After the impeachment, Thomas called for the “imposter tribal council to end their political charade.”
“It is quite disheartening to see this very small group of dissident members defying their own tribal court system in a misguided attempt to seize power from the lawfully constituted tribal government,” Thomas said at the time.
Before voting to impeach Thomas on Oct. 1, the council made several claims, including that Thomas’s residency disqualified him to be chief.
Thomas had been Chief Sachem of the Charlestown-based tribe for nearly two decades, but the already bubbling tension between the two factions of the tribe began to boil over when it was revealed Thomas is a legal resident of Florida.
Thomas brushed aside the residency issue, calling it “irrelevant,” and adding that U.S. boundaries have nothing to do with the tribe, which is a sovereign nation.
His opponents claimed tribal election rules state the chief must live in Rhode Island or within a 50-mile radius.
Documents obtained by Target 12 from the Florida Department of Highway Safety and Motor Vehicles indicated Thomas got a Florida driver’s license on March 10, 2015, and at the same time registered to vote in that state.
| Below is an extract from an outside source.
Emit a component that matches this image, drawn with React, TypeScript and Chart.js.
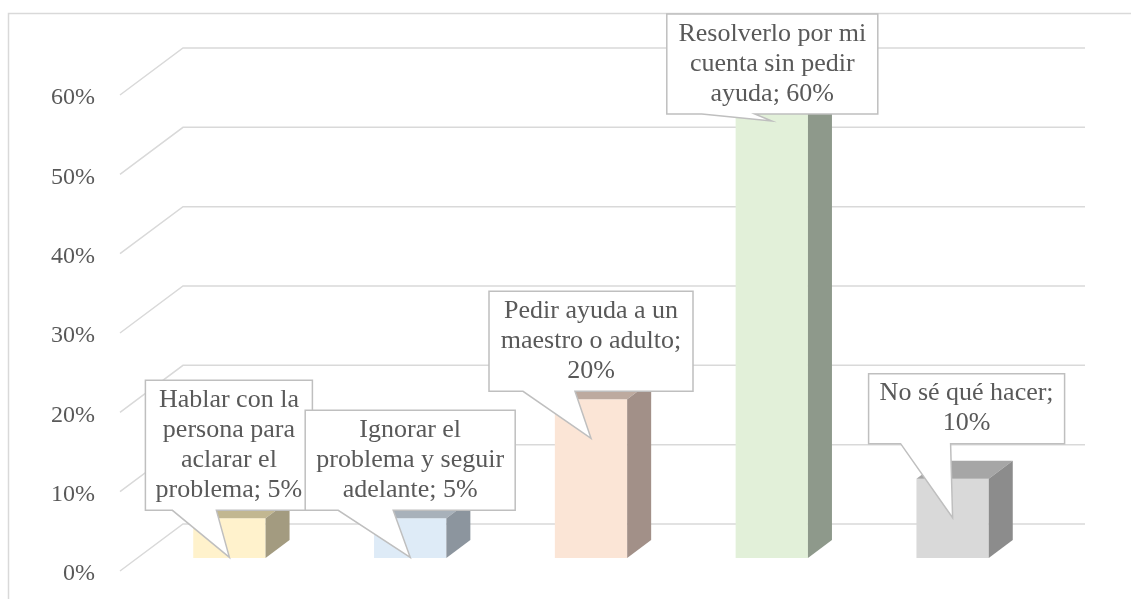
import React, { useEffect, useRef } from 'react';
import { Chart, registerables } from 'chart.js';

Chart.register(...registerables);

// ---- data ----
const categories = [
  'Hablar con la persona para aclarar el problema',
  'Ignorar el problema y seguir adelante',
  'Pedir ayuda a un maestro o adulto',
  'Resolverlo por mi cuenta sin pedir ayuda',
  'No sé qué hacer',
];
const values = [5, 5, 20, 60, 10];
const yTicks = [0, 10, 20, 30, 40, 50, 60];

// ---- styles ----
const frontColors = ['#FFF2CC', '#DEEBF7', '#FBE5D6', '#E2F0D9', '#D9D9D9'];
const topColors = ['#C2B791', '#A8B1BA', '#BDAA9F', '#AAB5A3', '#A6A6A6'];
const sideColors = ['#A39B80', '#8C959E', '#A29088', '#8E998B', '#8C8C8C'];
const FONT = "'Liberation Serif', 'Times New Roman', serif";
const TEXT = '#595959';
const GRID = '#D9D9D9';
const DEPTH_X = 24;
const DEPTH_Y = 18;

// callout layout: box centre offset from tip, box width, box bottom offset from tip, tail base offsets
const calloutLayout = [
  { dx: -0.5, w: 167, bottom: -47, tail: [-57, -13] },
  { dx: 0, w: 210, bottom: -47, tail: [-72, -17] },
  { dx: 0, w: 204, bottom: -47, tail: [-68, -16] },
  { dx: 0.5, w: 211, bottom: -7, tail: [-70, -17] },
  { dx: 14, w: 196, bottom: -74, tail: [-52, -2] },
];

function wrap(ctx: CanvasRenderingContext2D, text: string, maxW: number): string[] {
  const words = text.split(' ');
  const lines: string[] = [];
  let cur = '';
  for (const w of words) {
    const test = cur ? cur + ' ' + w : w;
    if (cur && ctx.measureText(test).width > maxW) {
      lines.push(cur);
      cur = w;
    } else {
      cur = test;
    }
  }
  if (cur) lines.push(cur);
  return lines;
}

const threeD = {
  id: 'threeD',
  beforeDraw(chart: any) {
    const ctx = chart.ctx;
    ctx.save();
    ctx.strokeStyle = GRID;
    ctx.lineWidth = 1.5;
    ctx.beginPath();
    ctx.moveTo(8.5, chart.height);
    ctx.lineTo(8.5, 13.5);
    ctx.lineTo(chart.width, 13.5);
    ctx.stroke();
    ctx.restore();
  },
  beforeDatasetsDraw(chart: any) {
    const ctx = chart.ctx;
    const y = chart.scales.y;
    const area = chart.chartArea;
    ctx.save();
    ctx.strokeStyle = GRID;
    ctx.lineWidth = 1.5;
    for (const t of yTicks) {
      const py = y.getPixelForValue(t);
      ctx.beginPath();
      ctx.moveTo(area.left - 19, py + 13);
      ctx.lineTo(area.left + 44, py - 34);
      ctx.lineTo(area.right + 42, py - 34);
      ctx.stroke();
    }
    ctx.restore();
  },
  afterDatasetsDraw(chart: any) {
    const ctx = chart.ctx;
    const meta = chart.getDatasetMeta(0);
    ctx.save();
    // 3D faces
    meta.data.forEach((el: any, i: number) => {
      const L = el.x - el.width / 2;
      const R = el.x + el.width / 2;
      const T = el.y;
      const B = el.base;
      ctx.fillStyle = topColors[i];
      ctx.beginPath();
      ctx.moveTo(L, T);
      ctx.lineTo(R, T);
      ctx.lineTo(R + DEPTH_X, T - DEPTH_Y);
      ctx.lineTo(L + DEPTH_X, T - DEPTH_Y);
      ctx.closePath();
      ctx.fill();
      ctx.fillStyle = sideColors[i];
      ctx.beginPath();
      ctx.moveTo(R, T);
      ctx.lineTo(R + DEPTH_X, T - DEPTH_Y);
      ctx.lineTo(R + DEPTH_X, B - DEPTH_Y);
      ctx.lineTo(R, B);
      ctx.closePath();
      ctx.fill();
    });
    // callouts
    ctx.font = `26px ${FONT}`;
    meta.data.forEach((el: any, i: number) => {
      const lay = calloutLayout[i];
      const tx = el.x;
      const ty = el.y + 39;
      const text = `${categories[i]}; ${values[i]}%`;
      const lines = wrap(ctx, text, lay.w - 14);
      const h = 30 * lines.length + 10;
      const cx = tx + lay.dx;
      const Lb = cx - lay.w / 2;
      const Rb = cx + lay.w / 2;
      const Bb = ty + lay.bottom;
      const Tb = Bb - h;
      ctx.beginPath();
      ctx.moveTo(Lb, Tb);
      ctx.lineTo(Rb, Tb);
      ctx.lineTo(Rb, Bb);
      ctx.lineTo(tx + lay.tail[1], Bb);
      ctx.lineTo(tx, ty);
      ctx.lineTo(tx + lay.tail[0], Bb);
      ctx.lineTo(Lb, Bb);
      ctx.closePath();
      ctx.fillStyle = '#FFFFFF';
      ctx.fill();
      ctx.strokeStyle = '#BFBFBF';
      ctx.lineWidth = 1.5;
      ctx.lineJoin = 'miter';
      ctx.stroke();
      ctx.fillStyle = TEXT;
      ctx.textAlign = 'center';
      ctx.textBaseline = 'middle';
      const mid = Tb + h / 2;
      lines.forEach((ln, k) => {
        ctx.fillText(ln, cx, mid + (k - (lines.length - 1) / 2) * 30);
      });
    });
    ctx.restore();
  },
};

export default function App() {
  const ref = useRef<HTMLCanvasElement>(null);
  useEffect(() => {
    const canvas = ref.current!;
    const chart = new Chart(canvas, {
      type: 'bar',
      data: {
        labels: categories,
        datasets: [
          {
            data: values,
            backgroundColor: frontColors,
            borderWidth: 0,
            barPercentage: 0.4,
            categoryPercentage: 1,
          },
        ],
      },
      options: {
        responsive: false,
        animation: false,
        devicePixelRatio: 1,
        layout: { padding: { top: 82, right: 88, bottom: 41, left: 0 } },
        plugins: { legend: { display: false }, tooltip: { enabled: false } },
        scales: {
          x: { display: false },
          y: {
            min: 0,
            max: 60,
            afterFit: (s: any) => {
              s.width = 139;
            },
            afterBuildTicks: (s: any) => {
              s.ticks = yTicks.map((v) => ({ value: v }));
            },
            ticks: {
              padding: 0,
              labelOffset: 16,
              color: TEXT,
              font: { family: FONT, size: 24 },
              callback: (v: any) => `${v}%`,
            },
            grid: { display: false, drawTicks: true, tickLength: 44 },
            border: { display: false },
          },
        },
      },
      plugins: [threeD],
    } as any);
    return () => chart.destroy();
  }, []);
  return (
    <div style={{ position: 'fixed', left: 0, top: 0, width: 1131, height: 599, background: '#fff' }}>
      <canvas ref={ref} width={1131} height={599} style={{ display: 'block' }} />
    </div>
  );
}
The two factions of the tribe have been fighting for control for years and the July election was the second time voting results were disputed by the existing administration that was led by Thomas and Brown.
Last December, members of the council who were elected in June 2014 were informed in emails that their “appointment to Tribal Council has concluded due to the invalidation of the 2014 Tribal Election.”
As first reported by Target 12, that move effectively kicked the newly elected leaders off the nine-member council and set the stage for the second disputed election last July.